Jusqu’en 1966-1967 je dirais, il a pêché de la barbotte, de la perchaude, du brochet et quelquefois du doré. Plusieurs fois, ma mère a été vraiment inquiète. C’était en mai, l’eau était encore froide, c’était le soir, le vent se levait parfois et une fois il a réussi à accoster sur une des îles, en face (les îles de Boucherville) et il a attendu que le vent diminue. Pas de cellulaire à cette époque. “Priez pour votre père, qu’il revienne!” nous disait-elle. »

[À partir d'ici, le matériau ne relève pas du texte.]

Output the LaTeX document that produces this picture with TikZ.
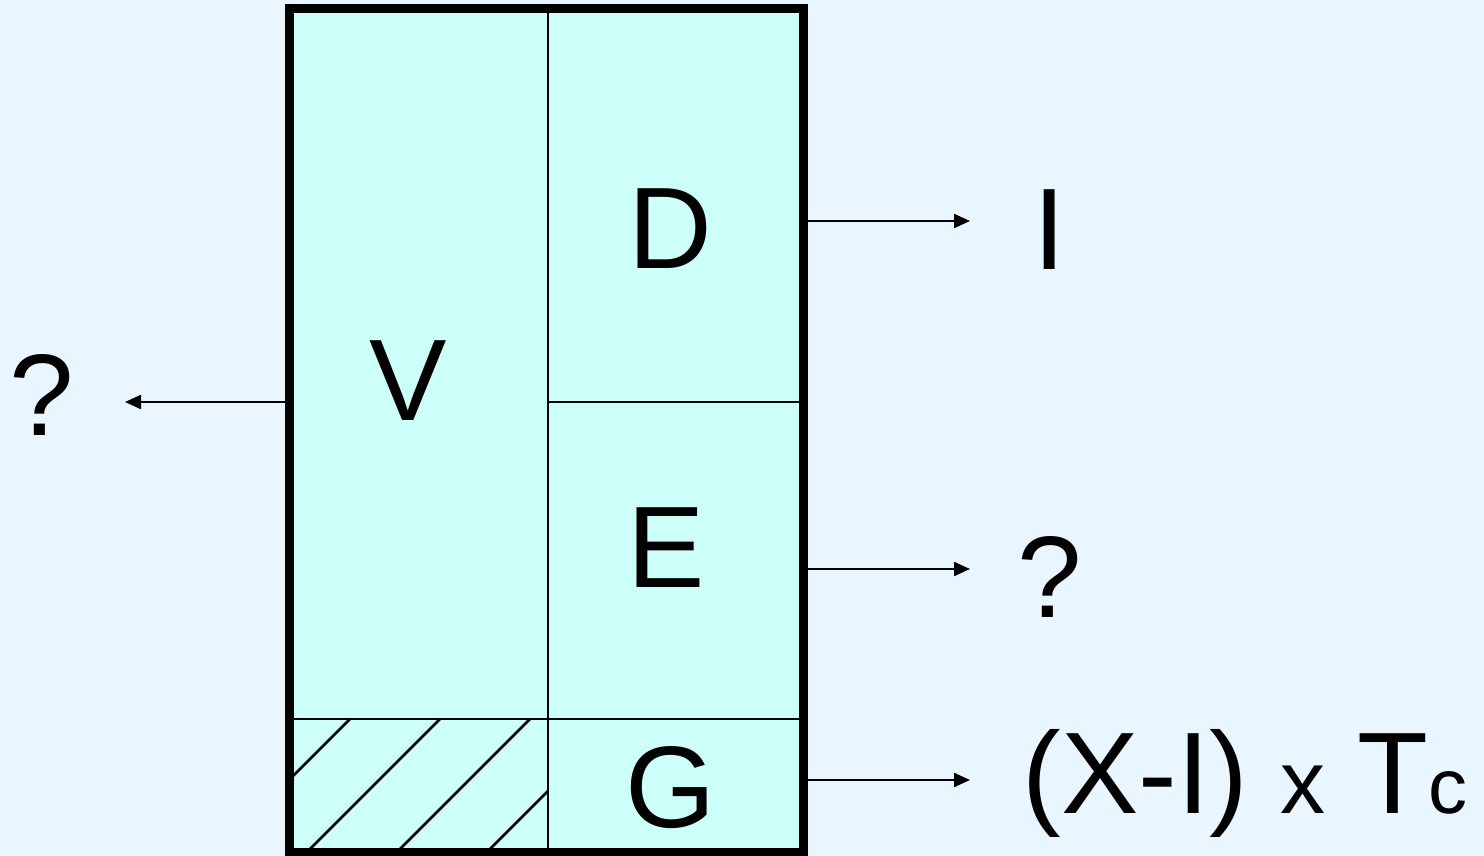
\documentclass[tikz,border=0pt]{standalone}
\usepackage{fontspec}
\setmainfont{Liberation Sans}
\usetikzlibrary{positioning,arrows.meta}
\definecolor{bgblue}{HTML}{E9F6FF}
\definecolor{cellfill}{HTML}{CCFFF7}
\tikzset{
  frame/.style={draw,line width=4.5pt,fill=cellfill},
  divider/.style={draw,line width=1.2pt},
  hatch/.style={draw,line width=1.4pt},
  arr/.style={-{Triangle[length=8pt,width=7pt]},line width=1.1pt},
  letter/.style={anchor=base,inner sep=0pt,font=\fontsize{58}{60}\selectfont}
}

\begin{document}
\begin{tikzpicture}[x=0.5pt,y=-0.5pt]
\fill[bgblue] (0,0) rectangle (1484,856);
\useasboundingbox (0,0) rectangle (1484,856);

% corners and split points of the box
\coordinate (nw) at (289.5,8.5);
\coordinate (se) at (803.5,852);
\coordinate (midtop) at (548,8.5);
\coordinate (midbot) at (548,852);
\coordinate (rowde) at (548,402);
\coordinate (rowg) at (289.5,719);

\path[frame] (nw) rectangle (se);
\begin{scope}
  \clip (rowg) rectangle (midbot);
  \foreach \x in {350,440,530,620}
    \draw[hatch] (\x,719) -- (\x-140,859);
\end{scope}
\draw[divider] (midtop) -- (midbot);
\draw[divider] (rowde) -- (rowde -| se);
\draw[divider] (rowg) -- (rowg -| se);
\path[frame,fill=none] (nw) rectangle (se);

% letters in the cells
\node[letter] (v) at (408,420) {V};
\node[letter] (d) at (670,268) {D};
\node[letter] (e) at (666,587) {E};
\node[letter] (g) at (671,827) {G};

% outputs
\node[letter] (outi) at (1050,270) {I};
\node[letter] (outq) at (1050,617) {?};
\node[letter] (outv) at (42,435) {?};
\node[letter,anchor=base west] (outg) at (1022,813)
  {(X-I) {\fontsize{45}{50}\selectfont x} T{\fontsize{39}{45}\selectfont c}};

\coordinate (tipi) at (970,221);
\coordinate (tipq) at (970,569);
\coordinate (tipg) at (970,780);
\coordinate (tipv) at (125,402);

\draw[arr] ([xshift=1.15pt]tipi -| se) -- (tipi);
\draw[arr] ([xshift=1.15pt]tipq -| se) -- (tipq);
\draw[arr] ([xshift=1.15pt]tipg -| se) -- (tipg);
\draw[arr] ([xshift=-1.15pt]tipv -| nw) -- (tipv);
\end{tikzpicture}
\end{document}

 De voir ce que le bord du fleuve de son enfance est devenu rend Louise émotive et fière. « Si je devais un jour demeurer à Montréal, ce serait ici, dans une de ces maisons. C’est beau, c’est tranquille. Bien sûr dans les années 50, ce n’était que de grands champs. Je jouais un peu plus loin, dans le parc Jeté. C’est tellement beau ce que Montréal a fait avec le parc de la Promenade-Bellerive. »

Voilà ce que j’avais envie de raconter en ce jour du 12 août, jour du livre québécois.